Você pode aplicar uma transformação linear qualquer nessa base pra gerar outras, como por exemplo, o YIQ usado em transmissão NTSC, ou o YJK usado nos chips de vídeo do MSX2+. Alguns sistemas de cores são não-lineares, como o YCbCr da compressão MPEG. Um sistema não-linear muito usado por artistas é o HSV, que deforma o cubo RGB em um cilindro, onde o raio é a saturação, a altura é o brilho, e o ângulo é o tom da cor.
O sistema HSV pode ser realizado fisicamente se você tiver disponível um laser de freqüência variável e uma lâmpada de cor branca. Se você mudar a freqüência do laser, muda o tom da cor; se mudar a intensidade da lâmpada, mantendo a intensidade do laser fixa, você muda a saturação; e se mudar a intensidade dos dois ao mesmo tempo, muda o brilho.
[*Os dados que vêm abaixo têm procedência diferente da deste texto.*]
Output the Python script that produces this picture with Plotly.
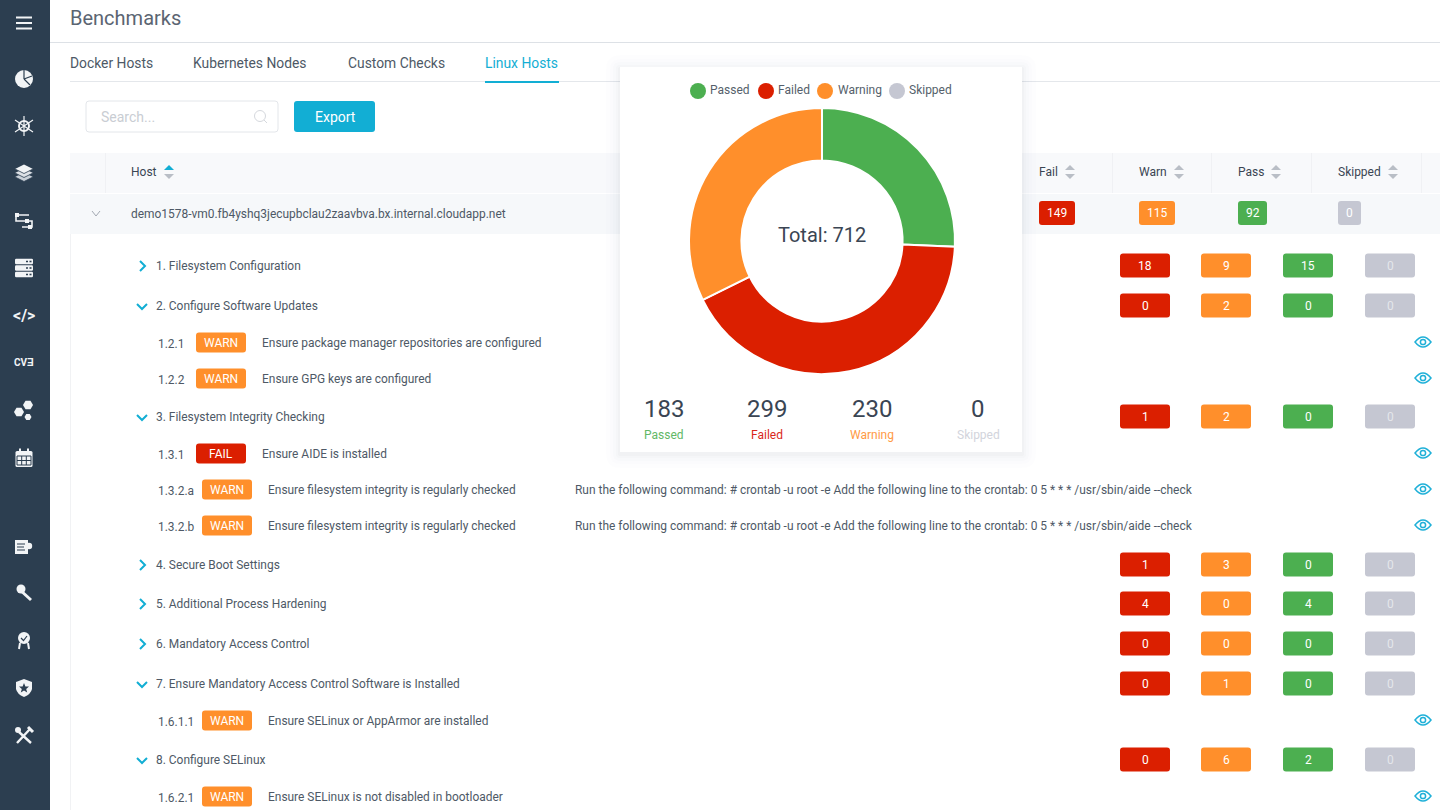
import plotly.graph_objects as go

# donut
status_labels = ["Passed", "Failed", "Warning", "Skipped"]
status_values = [183, 299, 230, 0]
status_colors = ["#4CAF50", "#DB1F00", "#FF8F2B", "#C5C7D2"]
status_text_colors = ["#62B866", "#D9281A", "#FF9A45", "#D2D4DC"]
total_text = "Total: 712"

# header / tabs
page_title = "Benchmarks"
tab_names = ["Docker Hosts", "Kubernetes Nodes", "Custom Checks", "Linux Hosts"]
host_name = "demo1578-vm0.fb4yshq3jecupbclau2zaavbva.bx.internal.cloudapp.net"
column_names = ["Fail", "Warn", "Pass", "Skipped"]
host_counts = [149, 115, 92, 0]

# collapsible benchmark sections
section_names = [
    "1. Filesystem Configuration",
    "2. Configure Software Updates",
    "3. Filesystem Integrity Checking",
    "4. Secure Boot Settings",
    "5. Additional Process Hardening",
    "6. Mandatory Access Control",
    "7. Ensure Mandatory Access Control Software is Installed",
    "8. Configure SELinux",
]
section_open = [False, True, True, False, False, False, True, True]
section_fail = [18, 0, 1, 1, 4, 0, 0, 0]
section_warn = [9, 2, 2, 3, 0, 0, 1, 6]
section_pass = [15, 0, 0, 0, 4, 0, 0, 2]
section_skip = [0, 0, 0, 0, 0, 0, 0, 0]

# individual checks
check_ids = ["1.2.1", "1.2.2", "1.3.1", "1.3.2.a", "1.3.2.b", "1.6.1.1", "1.6.2.1"]
check_states = ["WARN", "WARN", "FAIL", "WARN", "WARN", "WARN", "WARN"]
check_names = [
    "Ensure package manager repositories are configured",
    "Ensure GPG keys are configured",
    "Ensure AIDE is installed",
    "Ensure filesystem integrity is regularly checked",
    "Ensure filesystem integrity is regularly checked",
    "Ensure SELinux or AppArmor are installed",
    "Ensure SELinux is not disabled in bootloader",
]
cron_note = "Run the following command: # crontab -u root -e Add the following line to the crontab: 0 5 * * * /usr/sbin/aide --check"
check_notes = ["", "", "", cron_note, cron_note, "", ""]

FONT = "Roboto, Arial, sans-serif"
TEXT = "#4E5966"
DARK = "#3A4553"
BLUE = "#12AED4"
WHITE = "#F2F4F6"
SIDEBAR = "#2C3E50"

shapes = []
notes = []


def text(x, y, s, size=11.95, color=TEXT, anchor="left"):
    # left-anchored labels land a pixel to the right otherwise
    if anchor == "left":
        x = x - 1
    notes.append(dict(x=x, y=y, xref="x", yref="y", text=s, showarrow=False,
                      xanchor=anchor, yanchor="middle", borderpad=0,
                      font=dict(family=FONT, size=size, color=color)))


def rect(x0, y0, x1, y1, fill, line=None):
    shapes.append(dict(type="rect", x0=x0, y0=y0, x1=x1, y1=y1, xref="x", yref="y", layer="below",
                       fillcolor=fill, line=dict(color=line or fill, width=1 if line else 0)))


def rrect(x0, y0, x1, y1, r, fill, line=None):
    p = (f"M{x0+r},{y0} L{x1-r},{y0} Q{x1},{y0} {x1},{y0+r} L{x1},{y1-r} Q{x1},{y1} {x1-r},{y1} "
         f"L{x0+r},{y1} Q{x0},{y1} {x0},{y1-r} L{x0},{y0+r} Q{x0},{y0} {x0+r},{y0} Z")
    shapes.append(dict(type="path", path=p, xref="x", yref="y", layer="below", fillcolor=fill,
                       line=dict(color=line or fill, width=1 if line else 0)))


def stroke(path, color=WHITE, width=2):
    shapes.append(dict(type="path", path=path, xref="x", yref="y", layer="below",
                       line=dict(color=color, width=width)))


def blob(path, color=WHITE):
    shapes.append(dict(type="path", path=path, xref="x", yref="y", layer="below",
                       fillcolor=color, line=dict(color=color, width=0)))


def circle(cx, cy, r, fill=None, line=None, width=1.5):
    shapes.append(dict(type="circle", x0=cx-r, y0=cy-r, x1=cx+r, y1=cy+r, xref="x", yref="y", layer="below",
                       fillcolor=fill or "rgba(0,0,0,0)", line=dict(color=line or fill, width=width if line else 0)))


def sort_arrows(x, y, top="#B9BEC6"):
    blob(f"M{x-5},{y-2} L{x},{y-7} L{x+5},{y-2} Z", top)
    blob(f"M{x-5},{y+2} L{x},{y+7} L{x+5},{y+2} Z", "#B9BEC6")


def badge(x0, x1, y, h, value, fill, color="#FFFFFF", size=12):
    rrect(x0, y-h/2, x1, y+h/2, 3, fill)
    text((x0+x1)/2, y, str(value), size=size, color=color, anchor="center")


def eye(cx, cy):
    stroke(f"M{cx-8},{cy} Q{cx},{cy-10} {cx+8},{cy} Q{cx},{cy+10} {cx-8},{cy} Z", "#1FB0D8", 1.5)
    circle(cx, cy, 2.6, line="#1FB0D8", width=1.5)


# page furniture
rect(50, 0, 1440, 810, "#FFFFFF")
rect(0, 0, 50, 810, SIDEBAR)
rect(50, 42, 1440, 43, "#DDE1E6")
rect(70, 81, 1440, 82, "#E4E7EB")
rect(485, 81, 559, 83, BLUE)
rect(70, 153, 1440, 193, "#F8F9FB")
rect(70, 194, 1440, 234, "#F6F8FA")
rect(70, 234, 71, 810, "#F1F2F4")
for sep in [105, 1112, 1211, 1311, 1421]:
    rect(sep, 153, sep+1, 193, "#F0F1F4")

text(70, 18, page_title, size=20, color="#5B6572")
for name, x, col in zip(tab_names, [70, 193, 347.5, 485], [TEXT, TEXT, TEXT, BLUE]):
    text(x, 63, name, size=13.85, color=col)

rrect(86, 101, 278, 132, 3, "#FFFFFF", "#E3E6EA")
text(101, 117, "Search...", size=14, color="#C9CDD3")
circle(260, 116, 5.5, line="#D5D8DD", width=1)
stroke("M264,120 L267,123", "#D5D8DD", 1)
rrect(294, 101, 375, 132, 3, BLUE)
text(335, 117, "Export", size=14, color="#FFFFFF", anchor="center")

# table header
text(131, 172, "Host", size=12, color=DARK)
sort_arrows(169, 172, top=BLUE)
for name, x, sx in zip(column_names, [1039, 1139, 1238, 1338], [1070, 1179, 1276, 1393]):
    text(x, 172, name, size=12, color=DARK)
    sort_arrows(sx, 172)

stroke("M92,211 L96,216 L100,211", "#A3A9B2", 1)
text(131, 213.5, host_name, color=TEXT)
for val, x0, x1, col in zip(host_counts, [1039, 1139, 1238, 1338], [1075, 1175, 1267, 1361], status_colors[1:3] + status_colors[:1] + status_colors[3:]):
    badge(x0, x1, 213, 24, val, col)

# sections
section_y = [266, 306, 417, 565, 604, 644, 684, 760]
for i, name in enumerate(section_names):
    y = section_y[i]
    if section_open[i]:
        stroke(f"M137,{y-2} L142,{y+3} L147,{y-2}", BLUE, 2)
    else:
        stroke(f"M140,{y-5} L145,{y} L140,{y+5}", BLUE, 2)
    text(156, y, name)
    badge(1120, 1170, y-0.5, 24, section_fail[i], status_colors[1])
    badge(1201, 1251, y-0.5, 24, section_warn[i], status_colors[2])
    badge(1283, 1333, y-0.5, 24, section_pass[i], status_colors[0])
    badge(1365, 1415, y-0.5, 24, section_skip[i], status_colors[3], color="#E4E6EB")

# checks
check_y = [343, 379, 454, 490, 526, 721, 797]
for i, cid in enumerate(check_ids):
    y = check_y[i]
    x0 = 202 if len(cid) > 5 else 196
    text(158, y+0.5, cid)
    badge(x0, x0+50, y-0.5, 20, check_states[i], status_colors[1] if check_states[i] == "FAIL" else status_colors[2])
    text(x0+66, y-0.5, check_names[i])
    if check_notes[i]:
        text(575, y-0.5, check_notes[i])
    eye(1423, y-1)

# sidebar icons
for yy in [17.5, 23, 28.5]:
    stroke(f"M16,{yy} L32,{yy}", WHITE, 2)
circle(24, 79, 9, fill=WHITE)
stroke("M24,79 L24,70 M24,79 L32,76 M24,79 L30,85", SIDEBAR, 1.2)
circle(24, 126, 5, line=WHITE, width=2)
stroke("M24,116 L24,136 M15,120 L33,132 M33,120 L15,132", WHITE, 1.2)
for yy, col in [(177, "#C9D0D8"), (173, "#DDE1E6"), (169, WHITE)]:
    blob(f"M15,{yy} L24,{yy-4.5} L33,{yy} L24,{yy+4.5} Z", col)
    stroke(f"M15,{yy} L24,{yy+4.5} L33,{yy}", SIDEBAR, 0.8)
stroke("M29,215 L16,215 L16,221 L32,221 L32,227 L22,227", WHITE, 1.6)
for x, y in [(15, 213), (25, 219), (28, 225)]:
    rect(x, y, x+4, y+4, WHITE)
for yy in [261.5, 268, 274.5]:
    rrect(15, yy-2.7, 33, yy+2.7, 1.2, WHITE)
    rect(26, yy-0.8, 28, yy+0.8, SIDEBAR)
    rect(29.5, yy-0.8, 31.5, yy+0.8, SIDEBAR)
text(24, 315, "<b>&lt;/&gt;</b>", size=16, color=WHITE, anchor="center")
text(24, 362, "<b>CVƎ</b>", size=10, color=WHITE, anchor="center")
for cx, cy, r in [(28, 405, 5), (19, 412, 5), (28, 417, 3.5)]:
    blob(f"M{cx-r},{cy} L{cx-r/2},{cy-r*0.87} L{cx+r/2},{cy-r*0.87} L{cx+r},{cy} L{cx+r/2},{cy+r*0.87} L{cx-r/2},{cy+r*0.87} Z")
rrect(15.5, 451, 32.5, 467, 1.5, WHITE)
rect(19, 448.5, 21, 453, WHITE)
rect(27, 448.5, 29, 453, WHITE)
stroke("M17,456 L31,456 L31,465 L17,465 Z M21.7,456 L21.7,465 M26.3,456 L26.3,465 M17,460.5 L31,460.5", SIDEBAR, 1)
blob("M15,540 L28,540 L28,554 L15,554 Z")
stroke("M17,544 L25,544 M17,547 L24,547 M17,550 L25,550", SIDEBAR, 1)
circle(29, 546, 3.2, fill=WHITE)
stroke("M19,589 L31,600", WHITE, 3)
circle(21, 589, 4.5, fill=WHITE)
circle(24, 638, 6, fill=WHITE)
stroke("M20,643 L19,649 M28,643 L29,649", WHITE, 2)
stroke("M21,638 L23.5,640.5 L27,636", SIDEBAR, 1.2)
blob("M24,679 L32,682 L32,689 Q31,694 24,697 Q17,694 16,689 L16,682 Z")
blob("M24,683 L25.4,686.4 L29,686.6 L26.2,689 L27.2,692.4 L24,690.5 L20.8,692.4 L21.8,689 L19,686.6 L22.6,686.4 Z", SIDEBAR)
stroke("M19,732 L31,743 M30,729 L17,743", WHITE, 2.4)
circle(18, 730, 3, fill=WHITE)
stroke("M28,727 L33,732", WHITE, 3)

# floating card, soft shadow then the white panel
for grow, alpha in [(14, 0.006), (10, 0.008), (7, 0.012), (4, 0.016), (2, 0.02)]:
    rrect(620-grow, 67-grow+2, 1022+grow, 452+grow+2, grow, f"rgba(40,50,70,{alpha})")
rect(620, 67, 1022, 452, "#FFFFFF")

# legend, centre label and totals under the donut
legend_x = [698, 766, 825, 897]
legend_text_x = [710, 778, 838, 909]
total_x = [664, 767, 872, 978]
for i, label in enumerate(status_labels):
    text(legend_text_x[i], 90, label, size=12, color="#555F6B")
    text(total_x[i], 409, str(status_values[i]), size=24, color=DARK, anchor="center")
    text(total_x[i], 435, label, size=12, color=status_text_colors[i], anchor="center")
text(822, 235, total_text, size=20, color=DARK, anchor="center")

fig = go.Figure()
fig.add_trace(go.Scatter(x=legend_x, y=[91] * 4, mode="markers", hoverinfo="skip", showlegend=False,
                         marker=dict(size=16, color=status_colors, line=dict(width=0))))
fig.add_trace(go.Pie(labels=status_labels, values=status_values, hole=0.606, sort=False,
                     direction="clockwise", rotation=0, textinfo="none", hoverinfo="skip",
                     showlegend=False, marker=dict(colors=status_colors, line=dict(color="#FFFFFF", width=2)),
                     domain=dict(x=[689/1440, 955/1440], y=[1-374/810, 1-108/810])))

fig.update_layout(
    width=1440, height=810, margin=dict(l=0, r=0, t=0, b=0),
    paper_bgcolor="#FFFFFF", plot_bgcolor="#FFFFFF", showlegend=False,
    xaxis=dict(range=[0, 1440], visible=False, fixedrange=True),
    yaxis=dict(range=[810, 0], visible=False, fixedrange=True),
    shapes=shapes, annotations=notes,
)

fig.write_html("out.html", config=dict(displayModeBar=False),
               post_script="document.body.style.margin='0';document.body.style.overflow='hidden';")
Por exemplo, eu poderia gerar um tom de rosa com um laser vermelho e com branco não muito forte. Um screenshot do editor de espectro gerando esse rosa é assim:
Isso é evidência de que o magenta não é uma cor? Claro que não, é só uma evidência de que esse método específico de gerar cores não é capaz de percorrer todo o espaço vetorial, e algumas cores ficam de fora.
A moral da história é que pra trabalhar com cognição você precisa ter um time interdisciplinar. Se o seu time não tiver alguém de exatas pra interpretar a álgebra linear do seu problema, você corre o risco de escrever bobagens como "magenta não é uma cor".